The CRC program served as a rehabilitation center to prepare detainees for an eventual return to their communities. The CRCs provided educational, labor, and artistic opportunities to rehabilitate detainees in a setting of respect and discipline. In the Najayo CRC, the administration partnered with a local technical university to provide inmates with morning classes five day a week. These classes ranged from primary to high school level.

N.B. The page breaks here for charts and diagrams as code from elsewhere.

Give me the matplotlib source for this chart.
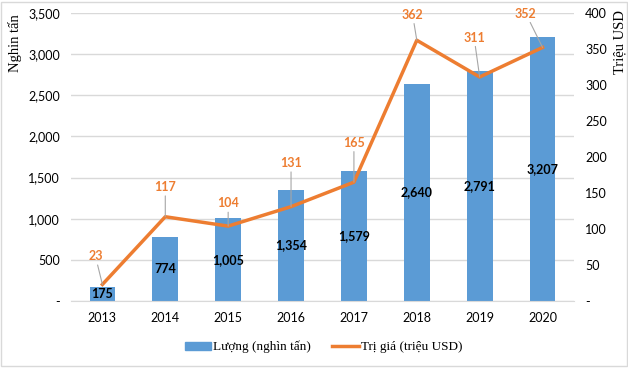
import numpy as np
import matplotlib
matplotlib.use("Agg")
import matplotlib.pyplot as plt
from matplotlib.ticker import FuncFormatter

years = ["2013", "2014", "2015", "2016", "2017", "2018", "2019", "2020"]
volume = [175, 774, 1005, 1354, 1579, 2640, 2791, 3207]      # nghin tan
value = [23, 117, 104, 131, 165, 362, 311, 352]              # trieu USD
# label offsets (points) for the orange labels
val_offsets = [(-5, 16), (0, 17), (0, 12), (0, 27), (0, 24), (-3, 14), (-4, 24), (-12, 20)]

bar_color = "#5b9bd5"
line_color = "#ed7d31"
tick_font = "Lato"
serif = "Liberation Serif"

fig = plt.figure(figsize=(6.28, 3.68), dpi=100)
ax = fig.add_axes([0.113, 0.182, 0.801, 0.783])
ax2 = ax.twinx()

x = np.arange(len(years))
ax.bar(x, volume, width=0.41, color=bar_color, zorder=2)
ax.set_xlim(-0.5, len(years) - 0.5)
ax.set_ylim(0, 3500)
ax.set_yticks(np.arange(0, 3501, 500))
fmt = FuncFormatter(lambda v, p: "-" if v == 0 else f"{int(v):,}")
ax.yaxis.set_major_formatter(fmt)
ax.set_xticks(x)
ax.set_xticklabels(years)
ax.grid(axis="y", color="#d9d9d9", linewidth=1, zorder=0)
ax.set_axisbelow(True)
for s in ["top", "right", "left"]:
    ax.spines[s].set_visible(False)
ax.spines["bottom"].set_color("#d9d9d9")
ax.tick_params(length=0, labelsize=9, pad=8)
for lab in ax.get_xticklabels() + ax.get_yticklabels():
    lab.set_fontfamily(tick_font)

for xi, v in zip(x, volume):
    ax.text(xi, v / 2, f"{v:,}", ha="center", va="center", fontsize=9,
            fontweight="bold", fontfamily=tick_font, color="black", zorder=4)

ax2.plot(x, value, color=line_color, linewidth=2.5, zorder=3)
ax2.set_ylim(0, 400)
ax2.set_yticks(np.arange(0, 401, 50))
ax2.yaxis.set_major_formatter(FuncFormatter(lambda v, p: "-" if v == 0 else f"{int(v)}"))
for s in ax2.spines.values():
    s.set_visible(False)
ax2.tick_params(length=0, labelsize=9, pad=8)
for lab in ax2.get_yticklabels():
    lab.set_fontfamily(tick_font)

# axis titles sit at the top of each side
fig.text(15 / 628, 1 - 14 / 368, "Nghin tấn", rotation=90, ha="center", va="top",
         fontsize=10.5, fontfamily=serif)
fig.text(620 / 628, 1 - 10 / 368, "Triệu USD", rotation=90, ha="center", va="top",
         fontsize=10.5, fontfamily=serif)

for xi, v, off in zip(x, value, val_offsets):
    ax2.annotate(str(v), xy=(xi, v), xytext=off, textcoords="offset points",
                 ha="center", va="bottom", fontsize=9, fontweight="bold",
                 fontfamily=tick_font, color=line_color,
                 arrowprops=dict(arrowstyle="-", color="#a6a6a6", lw=0.8,
                                 shrinkA=0, shrinkB=0))

handles = [plt.Rectangle((0, 0), 1, 1, color=bar_color),
           plt.Line2D([0], [0], color=line_color, linewidth=2.5)]
fig.legend(handles, ["Lượng (nghìn tấn)", "Trị giá (triệu USD)"],
           loc="center", bbox_to_anchor=(0.515, 0.057), ncol=2, frameon=False,
           prop={"family": serif, "size": 9.5}, handlelength=2.0,
           handleheight=0.55, columnspacing=1.6, handletextpad=0.15)

fig.patches.append(plt.Rectangle((0.002, 0.005), 0.996, 0.99, transform=fig.transFigure,
                                 fill=False, edgecolor="#d9d9d9", linewidth=1))

fig.savefig("out.png", dpi=100)
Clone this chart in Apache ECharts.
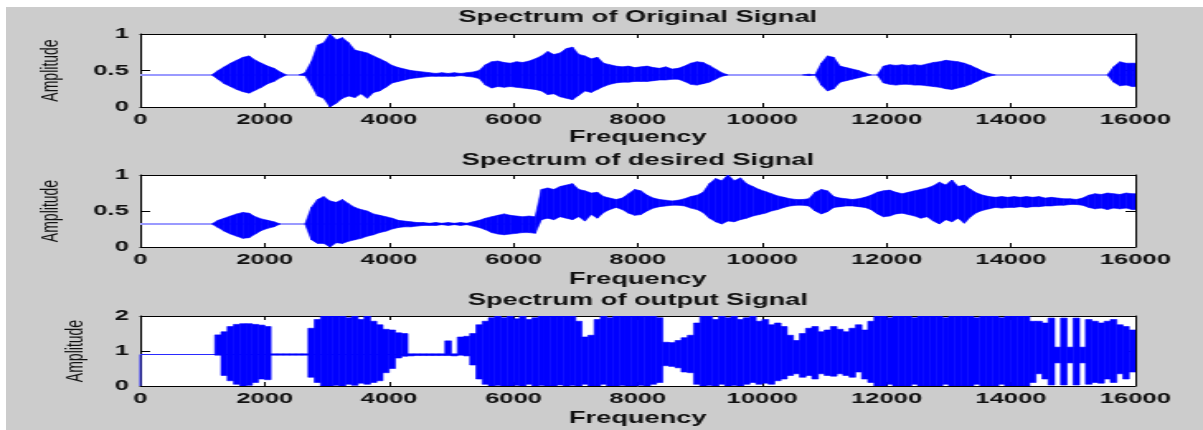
<!DOCTYPE html>
<html>
<head>
<meta charset="utf-8">
<script src="https://cdn.jsdelivr.net/npm/echarts@6/dist/echarts.min.js"></script>
<style>
  html, body { margin: 0; padding: 0; background: #ffffff; overflow: hidden; }
  #frame { position: absolute; left: 6px; top: 7px; width: 1197px; height: 423px; background: #cccccc; }
  /* the figure is laid out on a narrower canvas and widened horizontally */
  #chart { position: absolute; left: 0; top: 0; width: 729px; height: 430px;
           transform: scaleX(1.650206); transform-origin: 0 0; }
</style>
</head>
<body>
<div id="frame"></div>
<div id="chart"></div>
<script>
// Spectrum envelopes in 100 Hz bins (bin i covers i*100 .. i*100+100 Hz): upper and lower extremes of the trace.
const freqStep = 100;
const freqMax = 16000;
const titles = ['Spectrum of Original Signal', 'Spectrum of desired Signal', 'Spectrum of output Signal'];
const xTicks = [0, 2000, 4000, 6000, 8000, 10000, 12000, 14000, 16000];

const origHi = [
  0.44,0.44,0.44,0.44,0.44,0.44,0.44,0.44,0.44,0.44,0.44,0.44,
  0.50,0.55,0.60,0.64,0.68,0.70,0.64,0.60,0.56,0.53,0.48,
  0.44,0.44,0.44,0.47,
  0.62,0.85,0.88,1.00,0.92,0.95,0.88,0.78,0.76,0.74,0.70,0.66,0.62,0.57,0.54,0.52,0.50,0.49,0.48,0.47,
  0.46,0.47,0.46,0.47,0.46,0.47,0.48,0.50,
  0.58,0.62,0.63,0.61,0.60,0.62,0.61,0.63,0.66,0.70,0.76,0.72,0.74,0.80,0.82,0.72,0.70,0.66,0.68,0.60,
  0.58,0.56,0.55,0.56,0.54,0.55,0.56,0.54,0.53,0.55,0.52,0.53,0.56,0.60,0.62,0.61,0.57,0.52,0.47,
  0.44,0.44,0.44,0.44,0.44,0.44,0.44,0.44,0.44,0.44,0.44,0.44,0.44,0.45,0.44,
  0.60,0.70,0.68,0.56,0.54,0.52,0.50,0.47,0.44,0.44,
  0.56,0.58,0.57,0.58,0.57,0.58,0.57,0.59,0.61,0.62,0.64,0.63,0.62,0.60,0.57,0.53,0.49,0.46,
  0.44,0.44,0.44,0.44,0.44,0.44,0.44,0.44,0.44,0.44,0.44,0.44,0.44,0.44,0.44,0.44,0.44,0.44,0.44,
  0.55,0.62,0.60,0.60
];
const origLo = [
  0.44,0.44,0.44,0.44,0.44,0.44,0.44,0.44,0.44,0.44,0.44,0.44,
  0.38,0.32,0.28,0.24,0.21,0.19,0.23,0.27,0.32,0.35,0.40,
  0.44,0.44,0.44,0.43,
  0.30,0.15,0.12,0.00,0.05,0.12,0.15,0.13,0.18,0.12,0.20,0.22,0.27,0.33,0.35,0.37,0.39,0.40,0.41,0.42,
  0.42,0.42,0.42,0.42,0.43,0.42,0.41,0.39,
  0.30,0.26,0.28,0.27,0.28,0.27,0.26,0.25,0.24,0.22,0.17,0.18,0.14,0.12,0.10,0.16,0.22,0.20,0.24,0.28,
  0.31,0.33,0.34,0.34,0.35,0.35,0.35,0.36,0.37,0.37,0.38,0.38,0.35,0.31,0.30,0.32,0.34,0.38,0.42,
  0.44,0.44,0.44,0.44,0.44,0.44,0.44,0.44,0.44,0.44,0.44,0.44,0.44,0.43,0.44,
  0.30,0.22,0.25,0.34,0.36,0.38,0.40,0.42,0.44,0.44,
  0.33,0.31,0.30,0.31,0.31,0.30,0.30,0.29,0.28,0.27,0.25,0.24,0.26,0.28,0.31,0.35,0.39,0.42,
  0.44,0.44,0.44,0.44,0.44,0.44,0.44,0.44,0.44,0.44,0.44,0.44,0.44,0.44,0.44,0.44,0.44,0.44,0.44,
  0.34,0.29,0.30,0.28
];
const origBase = [[0, 0.44], [16000, 0.44]];

const desHi = [
  0.32,0.32,0.32,0.32,0.32,0.32,0.32,0.32,0.32,0.32,0.32,0.32,
  0.37,0.40,0.43,0.46,0.48,0.47,0.42,0.39,0.37,0.35,
  0.32,0.32,0.32,0.32,0.32,
  0.55,0.66,0.70,0.64,0.62,0.66,0.60,0.55,0.52,0.50,0.46,0.44,0.42,0.40,0.37,0.36,0.35,0.34,0.34,0.33,
  0.34,0.33,0.34,0.33,0.34,0.33,0.35,0.37,0.40,0.42,0.44,0.46,0.44,0.43,0.42,0.43,0.42,
  0.80,0.82,0.80,0.84,0.86,0.88,0.80,0.78,0.75,0.76,0.70,0.68,0.66,0.68,0.74,0.80,0.78,0.72,0.68,0.66,
  0.65,0.64,0.65,0.67,0.70,0.72,0.76,0.88,0.95,0.92,1.00,0.92,0.96,0.88,0.84,0.80,0.77,0.74,0.71,0.69,
  0.67,0.66,0.66,0.67,0.76,0.80,0.78,0.70,0.68,0.67,0.66,0.67,0.69,0.72,0.76,0.78,0.79,0.76,0.74,0.76,
  0.78,0.80,0.82,0.85,0.90,0.86,0.93,0.84,0.86,0.80,0.75,0.72,0.70,0.69,0.70,0.69,0.70,0.69,0.70,0.69,
  0.70,0.68,0.69,0.68,0.67,0.67,0.66,0.68,0.72,0.74,0.73,0.75,0.74,0.73,0.75,0.74
];
const desLo = [
  0.32,0.32,0.32,0.32,0.32,0.32,0.32,0.32,0.32,0.32,0.32,0.32,
  0.27,0.22,0.18,0.15,0.12,0.13,0.18,0.23,0.26,0.28,
  0.32,0.32,0.32,0.32,0.32,
  0.10,0.05,0.05,0.00,0.06,0.05,0.08,0.10,0.12,0.15,0.17,0.20,0.22,0.25,0.27,0.28,0.28,0.29,0.30,0.30,
  0.30,0.31,0.30,0.31,0.30,0.31,0.29,0.27,0.24,0.20,0.18,0.17,0.18,0.19,0.20,0.20,0.19,
  0.38,0.40,0.38,0.42,0.40,0.38,0.42,0.36,0.45,0.40,0.48,0.52,0.55,0.52,0.47,0.44,0.45,0.50,0.54,0.56,
  0.57,0.58,0.58,0.57,0.54,0.52,0.48,0.40,0.35,0.32,0.36,0.35,0.38,0.40,0.43,0.45,0.47,0.50,0.52,0.55,
  0.57,0.58,0.58,0.57,0.50,0.46,0.49,0.55,0.56,0.57,0.57,0.56,0.55,0.52,0.46,0.42,0.43,0.46,0.47,0.45,
  0.43,0.40,0.42,0.36,0.32,0.38,0.35,0.40,0.33,0.42,0.48,0.51,0.53,0.55,0.54,0.55,0.55,0.56,0.55,0.56,
  0.56,0.57,0.57,0.58,0.58,0.59,0.59,0.58,0.55,0.53,0.54,0.52,0.54,0.53,0.54,0.52
];
const desBase = [[0, 0.32], [6400, 0.32]];

const outHi = [
  0.90,0.90,0.90,0.90,0.90,0.90,0.90,0.90,0.90,0.90,0.90,0.90,
  1.46,1.55,1.70,1.76,1.78,1.78,1.76,1.74,1.70,
  0.92,0.92,0.92,0.92,0.92,0.92,
  1.65,1.90,2.00,2.00,2.00,2.00,1.95,2.00,1.90,2.00,1.85,1.75,1.62,1.60,1.52,1.50,
  0.92,0.92,0.92,0.92,0.92,0.92,1.29,0.92,1.40,1.42,
  1.50,1.75,1.85,1.95,2.00,1.95,2.00,1.92,2.00,1.90,1.95,2.00,2.00,2.00,2.00,2.00,2.00,1.85,1.40,1.45,
  1.90,2.00,1.95,2.00,2.00,2.00,2.00,2.00,2.00,2.00,1.95,
  1.25,1.24,1.30,1.38,1.45,
  1.80,2.00,2.00,1.90,2.00,1.95,2.00,1.90,1.95,2.00,1.85,1.90,1.75,1.80,1.70,1.45,1.30,1.50,1.65,1.70,
  1.55,1.60,1.70,1.62,1.55,1.65,1.75,1.60,
  1.85,2.00,2.00,1.95,2.00,2.00,2.00,1.95,2.00,2.00,2.00,2.00,1.95,2.00,2.00,2.00,2.00,1.95,2.00,2.00,
  2.00,1.95,2.00,2.00,2.00,2.00,1.85,1.85,1.80,
  1.94,1.11,1.94,1.11,1.94,1.11,1.90,1.85,1.80,1.85,1.90,1.75,1.70,1.60
];
const outLo = [
  0.90,0.90,0.90,0.90,0.90,0.90,0.90,0.90,0.90,0.90,0.90,0.90,
  0.88,0.30,0.15,0.05,0.00,0.02,0.10,0.20,0.18,
  0.88,0.88,0.88,0.88,0.88,0.88,
  0.25,0.10,0.00,0.00,0.02,0.00,0.05,0.02,0.08,0.05,0.10,0.15,0.38,0.50,0.80,0.85,
  0.86,0.87,0.87,0.87,0.87,0.87,0.87,0.86,0.88,0.86,
  0.60,0.20,0.05,0.00,0.02,0.00,0.00,0.02,0.00,0.05,0.00,0.02,0.00,0.00,0.03,0.00,0.02,0.00,0.05,0.00,
  0.00,0.05,0.00,0.00,0.02,0.00,0.00,0.02,0.00,0.05,0.10,
  0.58,0.56,0.52,0.40,0.38,
  0.05,0.00,0.02,0.00,0.05,0.00,0.02,0.00,0.05,0.10,0.05,0.08,0.05,0.15,0.20,0.30,0.35,0.25,0.30,0.20,
  0.35,0.30,0.28,0.35,0.30,0.25,0.40,0.20,
  0.10,0.00,0.00,0.05,0.00,0.00,0.00,0.05,0.00,0.00,0.00,0.00,0.05,0.00,0.00,0.00,0.00,0.05,0.00,0.00,
  0.00,0.05,0.00,0.00,0.00,0.00,0.10,0.35,0.20,
  0.03,0.66,0.03,0.66,0.03,0.66,0.05,0.10,0.08,0.20,0.10,0.35,0.20,0.40
];
// the output trace starts at zero and climbs to its resting level
const outBase = [[0, 0], [0, 0.9], [5300, 0.9]];

const FONT = '"Liberation Sans", Arial, Helvetica, sans-serif';
const TXT = '#111111';
const BLUE = '#0000ff';
const GRID_LEFT = 85, GRID_RIGHT = 41, INNER_W = 729;

const panels = [
  { hi: origHi, lo: origLo, base: origBase, baseColor: '#9a9aff', baseWidth: 2, step: false,
    yMax: 1, yStep: 0.5, top: 34,  height: 73, yGap: 47, titleTop: 9,   xGap: 22 },
  { hi: desHi,  lo: desLo,  base: desBase,  baseColor: '#9a9aff', baseWidth: 2, step: false,
    yMax: 1, yStep: 0.5, top: 175, height: 72, yGap: 47, titleTop: 152, xGap: 24 },
  { hi: outHi,  lo: outLo,  base: outBase,  baseColor: '#2a2aff', baseWidth: 1, step: true,
    yMax: 2, yStep: 1,   top: 316, height: 70, yGap: 32, titleTop: 292, xGap: 24 }
];

// Items are [from, to, lo at from, hi at from, lo at to, hi at to].
// Stepped envelopes hold each bin's extremes across the bin; the others run
// from one bin centre to the next, holding the end bins out to the axis limits.
function envelopeItems(hi, lo, stepped) {
  const n = hi.length, items = [];
  if (stepped) {
    for (let i = 0; i < n; i++) {
      items.push([i * freqStep, (i + 1) * freqStep, lo[i], hi[i], lo[i], hi[i]]);
    }
    return items;
  }
  const centre = i => i * freqStep + freqStep / 2;
  for (let i = 0; i <= n; i++) {
    const a = Math.max(i - 1, 0), b = Math.min(i, n - 1);
    const x0 = i === 0 ? 0 : centre(a);
    const x1 = i === n ? freqMax : centre(b);
    items.push([x0, x1, lo[a], hi[a], lo[b], hi[b]]);
  }
  return items;
}

function renderEnvelope(params, api) {
  const f0 = api.value(0), f1 = api.value(1);
  const lo0 = api.value(2), hi0 = api.value(3), lo1 = api.value(4), hi1 = api.value(5);
  if (hi0 === lo0 && hi1 === lo1) return null;   // no oscillation here
  const pts = [api.coord([f0, hi0]), api.coord([f1, hi1]), api.coord([f1, lo1]), api.coord([f0, lo0])];
  return { type: 'polygon', shape: { points: pts },
           style: { fill: BLUE, stroke: BLUE, lineWidth: 0.6 } };
}

const grid = [], xAxis = [], yAxis = [], series = [], title = [];
panels.forEach((p, k) => {
  grid.push({ left: GRID_LEFT, right: GRID_RIGHT, top: p.top, height: p.height,
              show: true, backgroundColor: '#ffffff', borderWidth: 0 });
  title.push({ text: titles[k], left: (GRID_LEFT + (INNER_W - GRID_RIGHT)) / 2, top: p.titleTop,
               textAlign: 'center', padding: 0,
               textStyle: { fontSize: 16.5, fontWeight: 'bold', color: TXT, fontFamily: FONT } });
  const axLine = { show: true, onZero: false, lineStyle: { color: '#000000', width: 1 } };
  const tickX = { show: true, inside: true, length: 4, lineStyle: { color: '#000000' } };
  const tickY = { show: true, inside: true, length: 6, lineStyle: { color: '#000000' } };
  xAxis.push({ gridIndex: k, type: 'value', min: 0, max: freqMax, interval: 2000, position: 'bottom',
               axisLine: axLine, axisTick: tickX,
               axisLabel: { fontSize: 15.5, fontWeight: 'bold', color: TXT, fontFamily: FONT, margin: 5,
                            formatter: v => xTicks.includes(v) ? String(v) : '' },
               splitLine: { show: false },
               name: 'Frequency', nameLocation: 'middle', nameGap: p.xGap,
               nameTextStyle: { fontSize: 16.5, fontWeight: 'bold', color: TXT, fontFamily: FONT } });
  xAxis.push({ gridIndex: k, type: 'value', min: 0, max: freqMax, interval: 2000, position: 'top',
               axisLine: axLine, axisTick: tickX, axisLabel: { show: false }, splitLine: { show: false } });
  yAxis.push({ gridIndex: k, type: 'value', min: 0, max: p.yMax, interval: p.yStep, position: 'left',
               axisLine: axLine, axisTick: tickY,
               axisLabel: { fontSize: 15.5, fontWeight: 'bold', color: TXT, fontFamily: FONT, margin: 7 },
               splitLine: { show: false },
               name: 'Amplitude', nameLocation: 'middle', nameRotate: 90, nameGap: p.yGap,
               nameTextStyle: { fontSize: 14, color: TXT, fontFamily: FONT } });
  yAxis.push({ gridIndex: k, type: 'value', min: 0, max: p.yMax, interval: p.yStep, position: 'right',
               axisLine: axLine, axisTick: tickY, axisLabel: { show: false }, splitLine: { show: false } });

  const axes = { xAxisIndex: 2 * k, yAxisIndex: 2 * k };
  // resting level underneath, oscillating envelope on top of it
  series.push(Object.assign({ type: 'line', data: p.base, symbol: 'none', silent: true, z: 1,
                              lineStyle: { color: p.baseColor, width: p.baseWidth } }, axes));
  series.push(Object.assign({ type: 'custom', data: envelopeItems(p.hi, p.lo, p.step), z: 3,
                              renderItem: renderEnvelope, silent: true, clip: true,
                              encode: { x: [0, 1], y: [2, 3, 4, 5] } }, axes));
});

const chart = echarts.init(document.getElementById('chart'), null, { renderer: 'canvas' });
chart.setOption({ animation: false, backgroundColor: 'transparent', title, grid, xAxis, yAxis, series });
</script>
</body>
</html>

In contrast to traditional prisons, model prisons were run entirely by trained civilian guards, were not overcrowded, and generally met the basic nutritional needs of inmates. In traditional prisons, although a warden who reported to the attorney general was technically responsible for running each prison, police or military officers (generally appointed for a period of only three to six months and responsible for providing security) were usually in charge. According to the Directorate of Prisons, military and police personnel guarded traditional prisons, while a trained civilian guard corps provided security at the CRCs.
Independent Monitoring: The government permitted visits and monitoring by independent nongovernmental observers and the media.
Improvements: The government made advances with newer CRCs, where prisoners experienced slightly improved conditions in comparison with other facilities. With the transfer of inmates from traditional to model prisons, the number of prisoners in the CRCs rose by more than 4,000. The government expanded its September 2012 survey at La Romana prison to include all prisons, with the goal of obtaining statistics to separate inmates by severity of crime and sentence.